There is this in common between rationalism and the liberal critical method, that each had followed out a theory to its ultimate consequences. The liberal critical school had carried to its limit the explanation of the connexion of the actions of Jesus, and of the events of His life, by a “natural” psychology; and the conclusions to which they had been driven had prepared the way for the recognition that the natural psychology is not here the historical psychology, but that the latter must be deduced from certain historical data. Thus through the meritorious and magnificently sincere work of the liberal critical school the a priori “natural” psychology gave way to the eschatological. That is the net result, from the historical point of view, of the study of the life of Jesus in the post-Straussian period.
XV. The Eschatological Question
Timothée Colani. Jésus-Christ et les croyances messianiques de son temps. Strassburg, 1864. 255 pp.
Gustav Volkmar.
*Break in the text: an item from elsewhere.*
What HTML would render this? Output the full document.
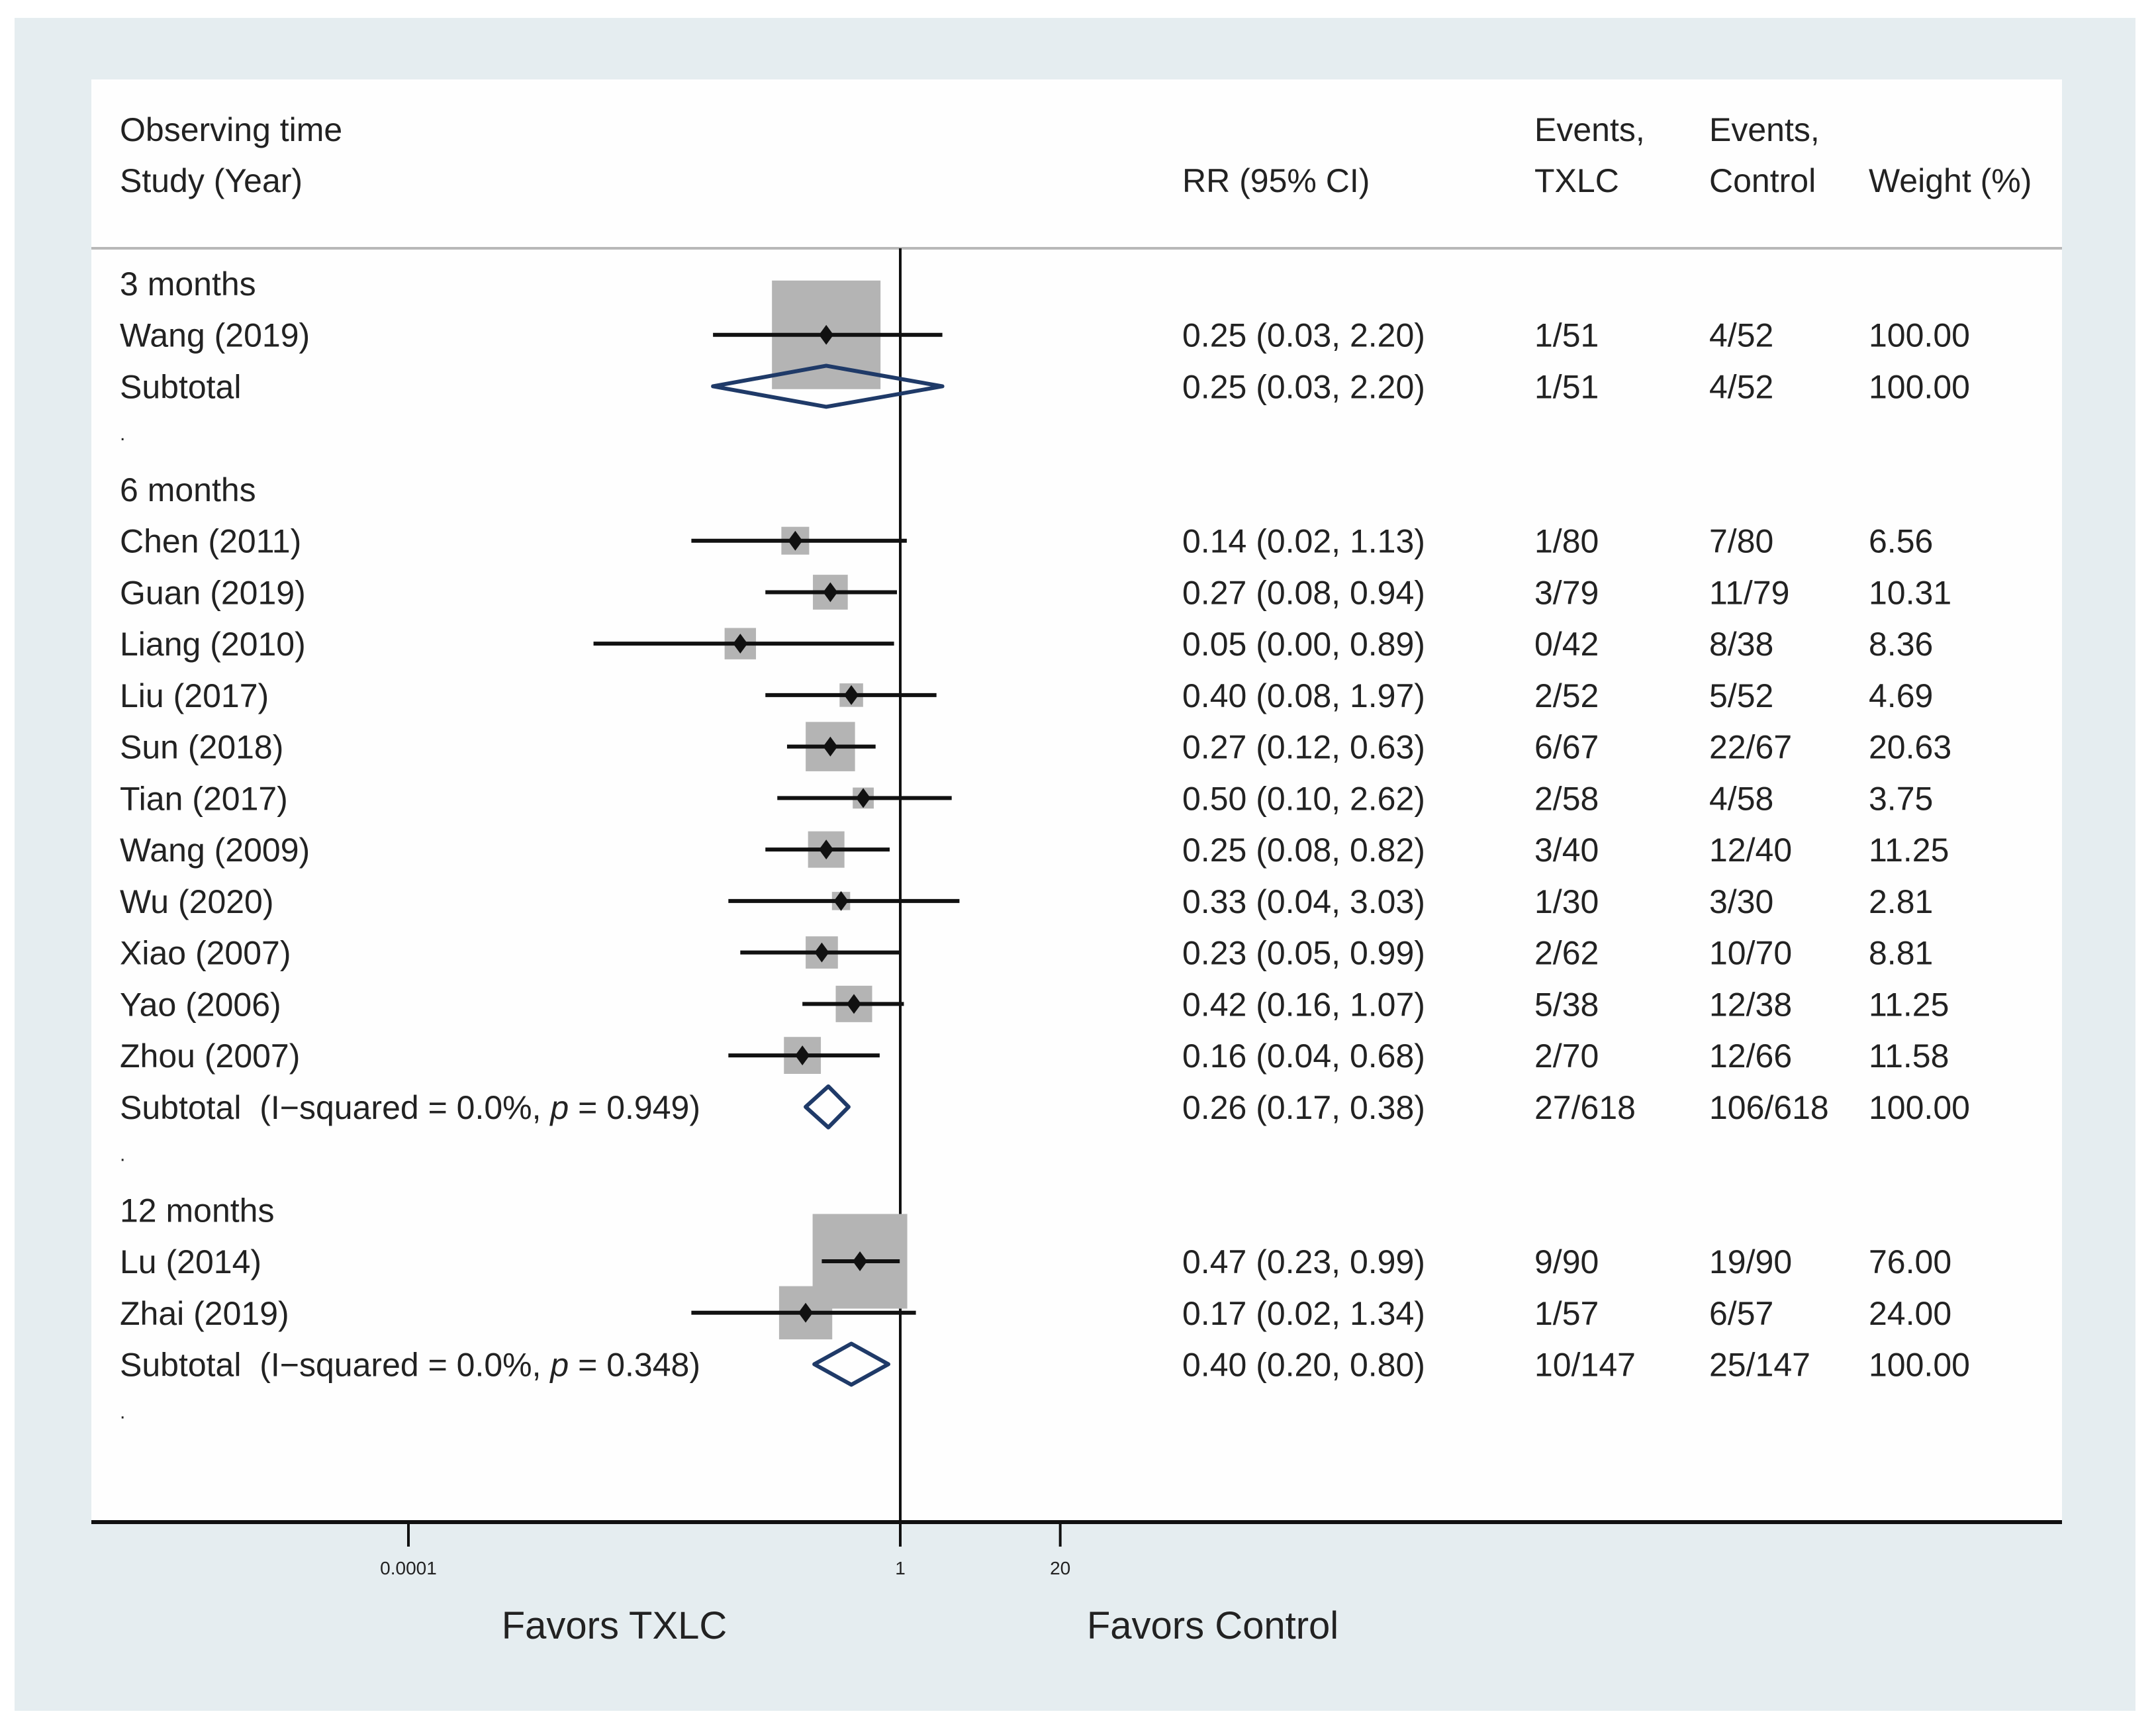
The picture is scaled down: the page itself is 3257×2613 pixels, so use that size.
<!DOCTYPE html>
<html><head><meta charset="utf-8"><style>
html,body{margin:0;padding:0;background:#fff;}
svg{display:block;}
text{font-family:"Liberation Sans",Arial,sans-serif;fill:#222;white-space:pre;}
</style></head><body>
<svg id="chart" width="3257" height="2613" viewBox="0 0 3257 2613" xmlns="http://www.w3.org/2000/svg">
<rect x="22" y="27" width="3204" height="2557" fill="#e5edf0"/>
<rect x="138" y="120" width="2977" height="2179" fill="#fefefe"/>
<line x1="138" y1="375" x2="3115" y2="375" stroke="#b8b8b8" stroke-width="4"/>
<g font-size="50">
<text x="181" y="213">Observing time</text>
<text x="181" y="290">Study (Year)</text>
<text x="1786" y="290">RR (95% CI)</text>
<text x="2318" y="213">Events,</text>
<text x="2318" y="290">TXLC</text>
<text x="2582" y="213">Events,</text>
<text x="2582" y="290">Control</text>
<text x="2823" y="290">Weight (%)</text>
</g>
<g id="marks"></g>
<g id="labels" font-size="50"></g>
<line x1="138" y1="2299" x2="3115" y2="2299" stroke="#111" stroke-width="6"/>
<g id="axis"></g>
<text x="928" y="2475" font-size="58" text-anchor="middle">Favors TXLC</text>
<text x="1832" y="2475" font-size="58" text-anchor="middle">Favors Control</text>
</svg>
<script>
// ---- data ----
const rowLabels = ["3 months","Wang (2019)","Subtotal",".","6 months","Chen (2011)","Guan (2019)","Liang (2010)","Liu (2017)","Sun (2018)","Tian (2017)","Wang (2009)","Wu (2020)","Xiao (2007)","Yao (2006)","Zhou (2007)","Subtotal  (I\u2212squared = 0.0%, p = 0.949)",".","12 months","Lu (2014)","Zhai (2019)","Subtotal  (I\u2212squared = 0.0%, p = 0.348)","."];
const rowTypes = ["head","study","sub","dot","head","study","study","study","study","study","study","study","study","study","study","study","sub","dot","head","study","study","sub","dot"];
const rr =    [null,0.25,0.25,null,null,0.14,0.27,0.05,0.40,0.27,0.50,0.25,0.33,0.23,0.42,0.16,0.26,null,null,0.47,0.17,0.40,null];
const lo =    [null,0.03,0.03,null,null,0.02,0.08,0.0032,0.08,0.12,0.10,0.08,0.04,0.05,0.16,0.04,0.17,null,null,0.23,0.02,0.20,null];
const hi =    [null,2.20,2.20,null,null,1.13,0.94,0.89,1.97,0.63,2.62,0.82,3.03,0.99,1.07,0.68,0.38,null,null,0.99,1.34,0.80,null];
const ciText = [null,"0.25 (0.03, 2.20)","0.25 (0.03, 2.20)",null,null,"0.14 (0.02, 1.13)","0.27 (0.08, 0.94)","0.05 (0.00, 0.89)","0.40 (0.08, 1.97)","0.27 (0.12, 0.63)","0.50 (0.10, 2.62)","0.25 (0.08, 0.82)","0.33 (0.04, 3.03)","0.23 (0.05, 0.99)","0.42 (0.16, 1.07)","0.16 (0.04, 0.68)","0.26 (0.17, 0.38)",null,null,"0.47 (0.23, 0.99)","0.17 (0.02, 1.34)","0.40 (0.20, 0.80)",null];
const evTxlc = [null,"1/51","1/51",null,null,"1/80","3/79","0/42","2/52","6/67","2/58","3/40","1/30","2/62","5/38","2/70","27/618",null,null,"9/90","1/57","10/147",null];
const evCtrl = [null,"4/52","4/52",null,null,"7/80","11/79","8/38","5/52","22/67","4/58","12/40","3/30","10/70","12/38","12/66","106/618",null,null,"19/90","6/57","25/147",null];
const weights = [null,100.00,100.00,null,null,6.56,10.31,8.36,4.69,20.63,3.75,11.25,2.81,8.81,11.25,11.58,100.00,null,null,76.00,24.00,100.00,null];
const tickVals = [0.0001,1,20];
const tickLabels = ["0.0001","1","20"];

// ---- scales ----
const NS="http://www.w3.org/2000/svg";
const X0=1360, PER_DEC=185.75;
function xs(v){return X0+Math.log10(v)*PER_DEC;}
function ys(i){return 428+i*77.74;}
function mk(tag,attrs,parent){const e=document.createElementNS(NS,tag);for(const k in attrs)e.setAttribute(k,attrs[k]);parent.appendChild(e);return e;}
const marks=document.getElementById('marks'), labels=document.getElementById('labels'), axis=document.getElementById('axis');

const nl=mk('line',{x1:X0,y1:375,x2:X0,y2:2299,stroke:'#111','stroke-width':4},marks);



rowTypes.forEach((t,i)=>{
  if(t!=='study')return;
  const s=164*Math.sqrt(weights[i]/100), cx=xs(rr[i]), cy=ys(i);
  const b=mk('rect',{x:cx-s/2,y:cy-s/2,width:s,height:s,fill:'#b4b4b4'},marks);
  
  
});
rowTypes.forEach((t,i)=>{
  const cy=ys(i);
  if(t==='study'){
    const l=mk('line',{x1:xs(lo[i]),y1:cy,x2:xs(hi[i]),y2:cy,stroke:'#111','stroke-width':6},marks);
    
    
    const cx=xs(rr[i]);
    const p=mk('polygon',{points:`${cx-11},${cy} ${cx},${cy-15} ${cx+11},${cy} ${cx},${cy+15}`,fill:'#111'},marks);
    
    
  } else if(t==='sub'){
    const a=xs(lo[i]),c=xs(rr[i]),d=xs(hi[i]);
    const dm=mk('polygon',{points:`${a},${cy} ${c},${cy-31} ${d},${cy} ${c},${cy+31}`,fill:'none',stroke:'#1f3a68','stroke-width':6,'stroke-linejoin':'round'},marks);
    
    
  }
  const by=cy+18;
  if(t==='dot'){
    const d=mk('text',{x:181,y:cy+4,'font-size':30},labels);d.textContent='.';
    
    
    return;
  }
  const lt=mk('text',{x:181,y:by},labels);
  
  
  const lab=rowLabels[i];
  if(lab.indexOf(', p = ')>=0){
    const parts=lab.split(', p = ');
    lt.appendChild(document.createTextNode(parts[0]+', '));
    const ts=mk('tspan',{'font-style':'italic'},lt);ts.textContent='p';
    lt.appendChild(document.createTextNode(' = '+parts[1]));
  } else lt.textContent=lab;
  if(ciText[i]){
    const cols=[[1786,ciText[i],'rr-ci-value'],[2318,evTxlc[i],'events-txlc-value'],[2582,evCtrl[i],'events-control-value'],[2823,weights[i].toFixed(2),'weight-value']];
    cols.forEach(c=>{const e=mk('text',{x:c[0],y:by},labels);e.textContent=c[1];
      
      });
  }
});
tickVals.forEach((v,k)=>{
  const x=xs(v);
  const tk=mk('line',{x1:x,y1:2299,x2:x,y2:2336,stroke:'#111','stroke-width':4},axis);
  
  
  const tl=mk('text',{x:x,y:2378,'font-size':28,'text-anchor':'middle'},axis);
  tl.textContent=tickLabels[k];
  
  
});
</script>
</body></html>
Jesus Nazarenus und die erste christliche Zeit, mit den beiden ersten Erzählern. (Jesus the Nazarene and the Beginnings of Christianity, with the two earliest narrators of His life.) Zurich, 1882. 403 pp.
Wilhelm Weiffenbach. Der Wiederkunftsgedanke Jesu. (Jesus' Conception of His Second Coming.) 1873. 424 pp.
W. Baldensperger. Das Selbstbewusstsein Jesu im Lichte der messianischen Hoffnungen seiner Zeit. (The Self-consciousness of Jesus in the Light of the Messianic Hopes of His time.) Strassburg, 1888. 2nd ed., 1892, 282 pp.; 3rd ed. pt. i. 240 pp.
Johannes Weiss. Die Predigt Jesu vom Reiche Gottes. (The Preaching of Jesus concerning the Kingdom of God.) 1892. Göttingen. 67 pp. Second revised and enlarged edition, 1900, 210 pp.
So long as it was merely a question of establishing the distinctive character of the thought of Jesus as compared with the ancient prophetic and Danielic conceptions, and so long as the only available storehouse of Rabbinic and Late-Jewish ideas was Lightfoot's Horae Hebraicae et Talmudicae in quatuor Evangelistas,[149] it was still possible to cherish the belief that the preaching of Jesus could be conceived as something which was, in the last analysis, independent of all contemporary ideas. But after the studies of Hilgenfeld and Dillmann[150] had made known the Jewish apocalyptic in its fundamental characteristics, and the Jewish pseudepigrapha were no longer looked on as “forgeries,” but as representative documents of the last stage of Jewish thought, the necessity of taking account of them in interpreting the thought of Jesus became more and more emphatic. Almost two decades [pg 223] were to pass, however, before the full significance of this material was realised.